Last week most big banks issued and extended fee waivers for customers impacted by Hurricane Sandy. Monday, November 5th, was scheduled to be the last day for forgiving fees by Citibank and Bank of America, while Chase and Wells Fargo said they would end the policy on Wednesday, November 7th. But that was a rolling deadline at press time so check your bank’s website for the most up-to-date information.
Chase and Wells Fargo
Chase said that close of business on Monday would be the last day customers are eligible for automatic fee waivers, but the bank extended that to Wednesday. The waivers apply to overdraft protection transfers, returned checks and insufficient funds fees, and late fees on credit cards and most types of business and consumer loans.
The fees are being automatically waived for Chase customers in Connecticut, Delaware, Maryland, New Jersey, New York, Pennsylvania, Virginia, Massachusetts, New Hampshire, Rhode Island and Washington, D.C. Chase customers should make sure accounts are current by the end of the day on November 7th when the fee-forgiveness window is scheduled to close.
Wells Fargo also pushed its date to November 7th noting there are still many challenges affecting day-to-day living in storm-affected states.
Customers in New Jersey, New York, Connecticut, Pennsylvania, Delaware, Maryland, Virginia and Washington, D.C can also withdraw funds from CDs without incurring early withdrawal penalties, use foreign ATMs without being charged, and will not be charged late fees on credit cards, small business, consumer, and other types of loans.
Citi and Bank of America
Citibank is also forgiving fees for late credit card payments, overdraft fees, and other banking charges incurred because of the storm. The bank said that fees would be forgiven “at least” until November 5th. Customers needing a further extension should call to request one.
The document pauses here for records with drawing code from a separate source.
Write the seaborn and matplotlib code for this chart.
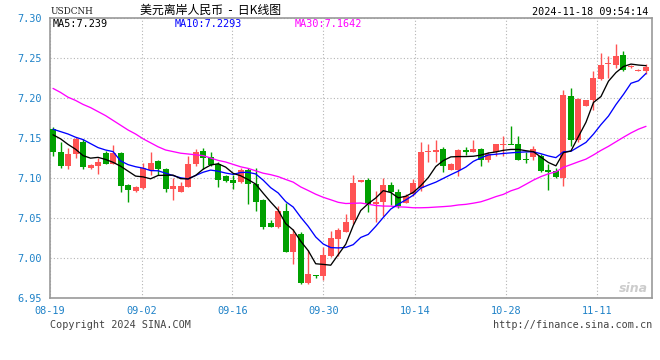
import numpy as np
import pandas as pd
import matplotlib
matplotlib.use("Agg")
import matplotlib.pyplot as plt
import seaborn as sns

# DATA (USD/CNH daily bars)
opens = [7.161, 7.133, 7.115, 7.130, 7.145, 7.113, 7.115, 7.131, 7.117, 7.131,
         7.091, 7.084, 7.088, 7.110, 7.121, 7.111, 7.086, 7.083, 7.089, 7.117,
         7.134, 7.126, 7.117, 7.102, 7.098, 7.095, 7.110, 7.092, 7.072, 7.044,
         7.039, 7.059, 7.008, 7.030, 6.969, 6.979, 6.977, 7.003, 7.024, 7.033,
         7.048, 7.095, 7.098, 7.067, 7.070, 7.091, 7.083, 7.069, 7.080, 7.087,
         7.132, 7.133, 7.136, 7.110, 7.110, 7.135, 7.133, 7.136, 7.122, 7.132,
         7.141, 7.142, 7.142, 7.124, 7.126, 7.127, 7.109, 7.109, 7.100, 7.203,
         7.148, 7.190, 7.197, 7.224, 7.242, 7.241, 7.254, 7.239, 7.234, 7.234]
highs = [7.164, 7.145, 7.137, 7.151, 7.149, 7.117, 7.125, 7.134, 7.141, 7.133,
         7.093, 7.090, 7.119, 7.132, 7.123, 7.113, 7.100, 7.095, 7.127, 7.136,
         7.137, 7.133, 7.120, 7.104, 7.104, 7.112, 7.112, 7.113, 7.074, 7.047,
         7.065, 7.069, 7.036, 7.032, 7.010, 6.979, 7.014, 7.034, 7.038, 7.055,
         7.104, 7.098, 7.100, 7.084, 7.100, 7.095, 7.086, 7.080, 7.099, 7.145,
         7.143, 7.148, 7.139, 7.119, 7.136, 7.139, 7.148, 7.138, 7.132, 7.143,
         7.152, 7.165, 7.152, 7.132, 7.140, 7.130, 7.118, 7.113, 7.210, 7.213,
         7.200, 7.197, 7.234, 7.256, 7.253, 7.268, 7.259, 7.241, 7.236, 7.242]
lows = [7.127, 7.113, 7.111, 7.125, 7.111, 7.111, 7.105, 7.117, 7.117, 7.083,
        7.070, 7.083, 7.086, 7.104, 7.104, 7.083, 7.072, 7.083, 7.089, 7.115,
        7.111, 7.115, 7.089, 7.095, 7.086, 7.094, 7.067, 7.059, 7.036, 7.039,
        7.037, 7.008, 6.993, 6.968, 6.968, 6.975, 6.972, 7.001, 7.003, 7.033,
        7.043, 7.095, 7.057, 7.045, 7.052, 7.066, 7.063, 7.069, 7.077, 7.084,
        7.120, 7.120, 7.108, 7.110, 7.103, 7.129, 7.132, 7.115, 7.120, 7.128,
        7.128, 7.142, 7.122, 7.119, 7.122, 7.108, 7.085, 7.100, 7.090, 7.140,
        7.145, 7.190, 7.185, 7.223, 7.225, 7.237, 7.234, 7.238, 7.234, 7.230]
closes = [7.132, 7.115, 7.130, 7.149, 7.114, 7.116, 7.120, 7.117, 7.131, 7.090,
          7.085, 7.089, 7.112, 7.119, 7.111, 7.086, 7.090, 7.090, 7.117, 7.133,
          7.125, 7.116, 7.098, 7.096, 7.094, 7.110, 7.092, 7.070, 7.039, 7.039,
          7.059, 7.008, 7.030, 6.969, 6.980, 6.977, 7.004, 7.025, 7.035, 7.045,
          7.094, 7.098, 7.068, 7.070, 7.091, 7.082, 7.065, 7.078, 7.094, 7.133,
          7.133, 7.134, 7.115, 7.117, 7.135, 7.133, 7.136, 7.122, 7.130, 7.142,
          7.143, 7.1415, 7.122, 7.122, 7.136, 7.109, 7.108, 7.101, 7.204, 7.147,
          7.199, 7.197, 7.225, 7.241, 7.243, 7.253, 7.235, 7.240, 7.235, 7.239]

# moving averages at the left edge depend on earlier bars ->
ma5_head = [7.154, 7.149, 7.142, 7.136]
ma10_head = [7.161, 7.158, 7.155, 7.151, 7.148, 7.143, 7.138, 7.135, 7.133]
ma30_head = [7.212, 7.207, 7.201, 7.197, 7.192, 7.188, 7.183, 7.178, 7.172, 7.166,
             7.160, 7.155, 7.149, 7.144, 7.139, 7.135, 7.133, 7.131, 7.130, 7.129,
             7.128, 7.125, 7.122, 7.120, 7.117, 7.114, 7.112, 7.109, 7.106]

tick_pos = [-0.4, 11.83, 23.9, 36.0, 48.2, 60.4, 72.5]
tick_labels = ["08-19", "09-02", "09-16", "09-30", "10-14", "10-28", "11-11"]
y_ticks = [6.95, 7.00, 7.05, 7.10, 7.15, 7.20, 7.25, 7.30]

df = pd.DataFrame({"open": opens, "high": highs, "low": lows, "close": closes})
df["idx"] = np.arange(len(df))
for n, head in [(5, ma5_head), (10, ma10_head), (30, ma30_head)]:
    ma = df["close"].rolling(n).mean()
    ma.iloc[:len(head)] = head
    df[f"ma{n}"] = ma

# CONFIG
sns.set_theme(style="white")
plt.rcParams["font.family"] = ["DejaVu Sans Mono", "DejaVu Sans"]

RED = "#ff5353"
GREEN = "#00a000"
BLUE_TXT = "#1f82c8"
W, H = 660, 360

fig = plt.figure(figsize=(6.6, 3.6), dpi=100)
ax = fig.add_axes([50 / W, 1 - 298 / H, 602 / W, 280 / H])

# candles
up = df["close"] >= df["open"]
cols = np.where(up, RED, GREEN)
bottom = df[["open", "close"]].min(axis=1)
height = (df["close"] - df["open"]).abs().clip(lower=0.0014)
ax.vlines(df["idx"], df["low"], df["high"], colors=cols, lw=1.0, zorder=2)
ax.bar(df["idx"], height, bottom=bottom, width=0.8, color=cols, linewidth=0, zorder=3)

# moving averages
sns.lineplot(data=df, x="idx", y="ma30", color="#ff00ff", lw=0.95, ax=ax, zorder=4)
sns.lineplot(data=df, x="idx", y="ma10", color="#0000ff", lw=0.95, ax=ax, zorder=5)
sns.lineplot(data=df, x="idx", y="ma5", color="black", lw=0.95, ax=ax, zorder=6)

ax.set_xlim(-0.4, 79.8)
ax.set_ylim(6.95, 7.30)
ax.set_xticks(tick_pos)
ax.set_xticklabels(tick_labels)
ax.set_yticks(y_ticks)
ax.set_yticklabels([f"{v:.2f}" for v in y_ticks])
ax.tick_params(length=0, labelsize=7.4, colors=BLUE_TXT, pad=6)
ax.set_xlabel("")
ax.set_ylabel("")
ax.grid(True, color="#b4b4b4", ls=(0, (1, 2)), lw=0.8)
ax.set_axisbelow(True)
for s in ax.spines.values():
    s.set_color("#999999")
    s.set_linewidth(1.2)

# header
fig.text(51 / W, 1 - 11 / H, "USDCNH", family="DejaVu Serif", fontsize=6.4,
         color="#222222", va="center")
fig.text(140 / W, 1 - 10 / H, "美元离岸人民币  -  日K线图",
         family=["Noto Sans CJK SC", "DejaVu Sans"], fontsize=8.6, color="black", va="center")
fig.text(648 / W, 1 - 12 / H, "2024-11-18 09:54:14", fontsize=7.3, color="black",
         ha="right", va="center")
fig.text(53 / W, 1 - 24 / H, "MA5:7.239", fontsize=7.3, color="black", va="center")
fig.text(175 / W, 1 - 24 / H, "MA10:7.2293", fontsize=7.3, color="#0000ff", va="center")
fig.text(295 / W, 1 - 24 / H, "MA30:7.1642", fontsize=7.3, color="#ff00ff", va="center")

# footer
fig.text(50 / W, 1 - 325 / H, "Copyright 2024 SINA.COM", fontsize=7.3, color="#444444", va="center")
fig.text(652 / W, 1 - 325 / H, "http://finance.sina.com.cn", fontsize=7.3, color="#444444",
         ha="right", va="center")
fig.text(648 / W, 1 - 289 / H, "sina", family="DejaVu Sans", fontsize=9, fontweight="bold",
         style="italic", color="#cccccc", ha="right", va="center")

fig.savefig("out.png", dpi=100)
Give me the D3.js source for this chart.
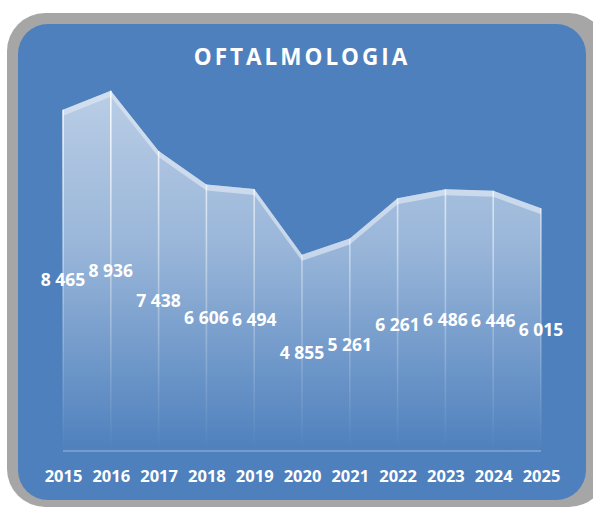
<!DOCTYPE html>
<html>
<head>
<meta charset="utf-8">
<script src="https://cdn.jsdelivr.net/npm/d3@7"></script>
<style>
  body { margin: 0; background: #fff; }
  svg { display: block; }
</style>
</head>
<body>
<div id="chart"></div>
<script>
const years = ["2015", "2016", "2017", "2018", "2019", "2020", "2021", "2022", "2023", "2024", "2025"];
const values = [8465, 8936, 7438, 6606, 6494, 4855, 5261, 6261, 6486, 6446, 6015];
const title = "OFTALMOLOGIA";

const width = 593, height = 507;
const svg = d3.select("#chart").append("svg")
  .attr("width", width)
  .attr("height", height);

const data = years.map((y, i) => ({ year: y, value: values[i] }));

const x = d3.scalePoint().domain(years).range([63, 541]);
const y = d3.scaleLinear().domain([0, 10000]).range([450, 48]);

const defs = svg.append("defs");

// front face: white fading into the blue
const faceGrad = defs.append("linearGradient")
  .attr("id", "face")
  .attr("gradientUnits", "userSpaceOnUse")
  .attr("x1", 0).attr("x2", 0).attr("y1", 48).attr("y2", 452);
faceGrad.append("stop").attr("offset", 0).attr("stop-color", "#fff").attr("stop-opacity", 0.66);
faceGrad.append("stop").attr("offset", 0.5).attr("stop-color", "#fff").attr("stop-opacity", 0.42);
faceGrad.append("stop").attr("offset", 1).attr("stop-color", "#fff").attr("stop-opacity", 0.0);

// drop lines fade out downwards
const lineGrad = defs.append("linearGradient")
  .attr("id", "drop")
  .attr("gradientUnits", "userSpaceOnUse")
  .attr("x1", 0).attr("x2", 0).attr("y1", 90).attr("y2", 450);
lineGrad.append("stop").attr("offset", 0).attr("stop-color", "#fff").attr("stop-opacity", 0.9);
lineGrad.append("stop").attr("offset", 0.6).attr("stop-color", "#fff").attr("stop-opacity", 0.3);
lineGrad.append("stop").attr("offset", 1).attr("stop-color", "#fff").attr("stop-opacity", 0.0);

// frame
svg.append("rect")
  .attr("x", 7).attr("y", 13)
  .attr("width", 600).attr("height", 494)
  .attr("rx", 38)
  .attr("fill", "#a6a6a6");

svg.append("rect")
  .attr("x", 18).attr("y", 24)
  .attr("width", 568).attr("height", 476)
  .attr("rx", 30)
  .attr("fill", "#4e80bd");

// title
svg.append("text")
  .attr("x", 302)
  .attr("y", 65)
  .attr("text-anchor", "middle")
  .attr("font-family", "'Open Sans', sans-serif")
  .attr("font-weight", "bold")
  .attr("font-size", "22.5px")
  .attr("letter-spacing", "3px")
  .attr("fill", "#fff")
  .text(title);

// floor line
svg.append("line")
  .attr("x1", x(years[0])).attr("x2", x(years[years.length - 1]))
  .attr("y1", y(0) + 1).attr("y2", y(0) + 1)
  .attr("stroke", "#fff")
  .attr("stroke-opacity", 0.3)
  .attr("stroke-width", 1.5);

// area front face
const area = d3.area()
  .x(d => x(d.year))
  .y0(y(0))
  .y1(d => y(d.value));

svg.append("path")
  .datum(data)
  .attr("d", area)
  .attr("fill", "url(#face)");

// top face band
const band = d3.area()
  .x(d => x(d.year))
  .y0(d => y(d.value) + 6)
  .y1(d => y(d.value));

svg.append("path")
  .datum(data)
  .attr("d", band)
  .attr("fill", "#dbe5f2")
  .attr("fill-opacity", 0.7);

// drop lines
svg.selectAll(".drop")
  .data(data)
  .join("line")
  .attr("class", "drop")
  .attr("x1", d => x(d.year)).attr("x2", d => x(d.year) + 0.01)
  .attr("y1", d => y(d.value)).attr("y2", y(0))
  .attr("stroke", "url(#drop)")
  .attr("stroke-width", 1.6);

// value labels, centred half way up the area
const fmt = v => d3.format(",")(v).replace(",", " ");
svg.selectAll(".val")
  .data(data)
  .join("text")
  .attr("class", "val")
  .attr("x", d => x(d.year))
  .attr("y", d => (y(d.value) + y(0)) / 2 + 6.5)
  .attr("text-anchor", "middle")
  .attr("font-family", "'Open Sans', sans-serif")
  .attr("font-weight", "bold")
  .attr("font-size", "17.5px")
  .attr("fill", "#fff")
  .text(d => fmt(d.value));

// year axis
const xAxis = svg.append("g")
  .attr("transform", "translate(0,482)")
  .call(d3.axisBottom(x).tickSize(0).tickPadding(0));
xAxis.select("path.domain").remove();
xAxis.selectAll("text")
  .attr("dy", 0)
  .attr("font-family", "'Open Sans', sans-serif")
  .attr("font-weight", "bold")
  .attr("font-size", "16.5px")
  .attr("fill", "#fff");
</script>
</body>
</html>
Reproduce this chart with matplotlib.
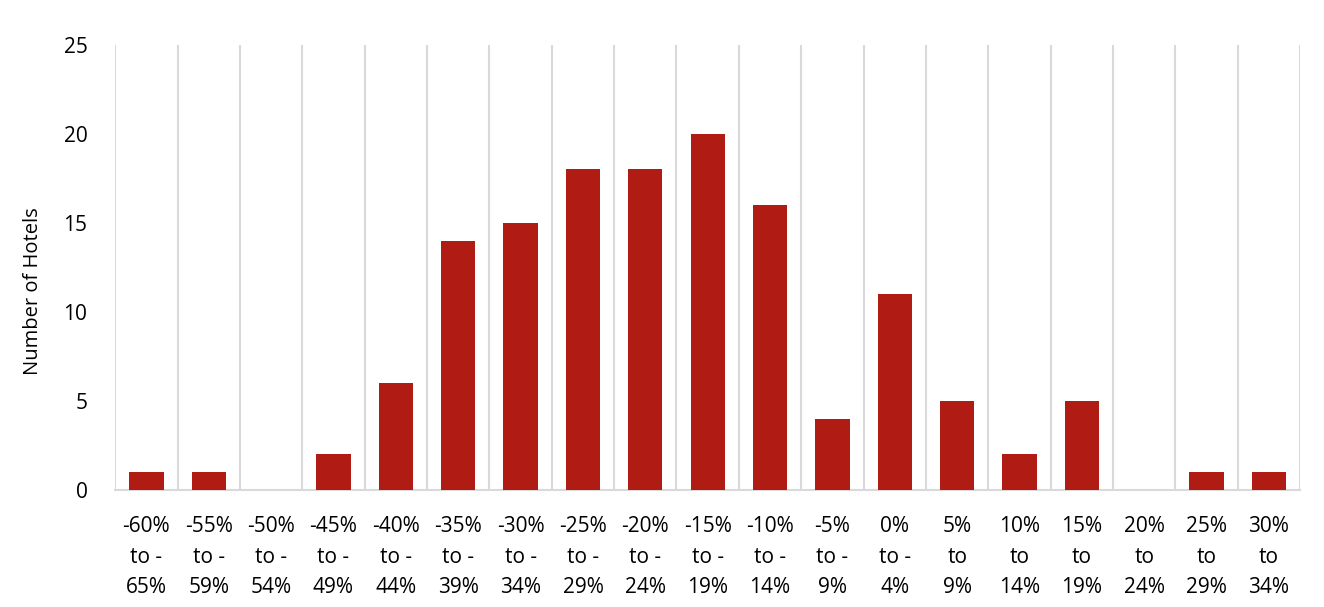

Bank of America backtracked on an earlier announcement asking customers to call to request refunds. Customers can call to request increases on credit lines or payment extensions, but fees incurred during the storm in affected areas will be waived. The bank said customers should not worry about charges, as Bank of America has a longstanding policy of waiving fees for hurricane victims “whether it is now or a month from now, we are here to help,” said a spokesperson.
Capital One, Discover, American Express and other credit card issuers haven’t issued formal policies on waiving fees, but will consider requests on a case-by-case basis. Storm-impacted account holders should call their credit card issuer directly to make their case if they have been charged fees due to Hurricane Sandy.